П. Ф. Николаев[493] к А. И. Эртелю
20 февраля 1891 г.
Ну и талант же у Вас, батюшка, чертовский какой-то. Силища и талант громаднейшие. По поводу Гардениных я говорил, что Вы оставляете за флагом Ваших сверстников, а Смена[494], судя по началу, может оставить за флагом даже наших стариков, кроме, впрочем, Салтыкова – тот писатель особой силы, потому, конечно, что и человек особой силы.
[О реакции русских парижан на смерть М. Е. Салтыкова]Из письма С. В. Ковалевской к М. М. Ковалевскому[495]
Вы ругаете шведов, а я в настоящую минуту преисполнена негодования на русских и на их безграничное холопство. Третьего дня Де-Роберти[496] и наш старый друг[497] пришли ко мне и на основании того, что я якобы пользуюсь большой популярностью в русской колонии, стали просить меня, чтобы я взяла на себя инициативу устроить подписку – венок Щедрину и послать сочувственную телеграмму его вдове от имени различных русских кружков в Париже.

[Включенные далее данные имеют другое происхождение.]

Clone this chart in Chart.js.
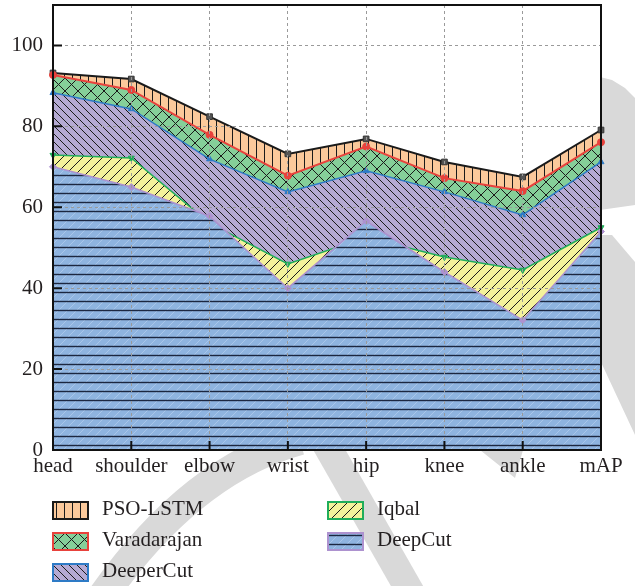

По легкомыслию, свойственному не одной только юности, я охотно взяла на себя это поручение. Мне казалось, чего проще и невиннее, как изъявить, что мы все жалеем о смерти великого и вполне легального писателя. Ан оказывается-то, что это не так просто, что и в этом можно усмотреть потрясение основ.
Какую массу пошлости я насмотрелась в эти два дня, вы представить себе не можете. В результате почти полная неудача, усталость, неимоверная досада на самое себя, зачем я связалась с этими пошляками, и почти физическое ощущение, что я эти два дня провозилась с чем-то очень неопрятным. В будущую субботу (на 12-й день по смерти Щедрина, не слишком ли рано?) соберется комитет, в котором будут участвовать Боголюбов и Котцебу[498], чтобы обсудить, имеем ли мы право жалеть о его смерти!
Нет, как хотите, русские как нация никуда не годятся. Я хотела послать телеграмму от частных лиц, но нас не набралось и 10.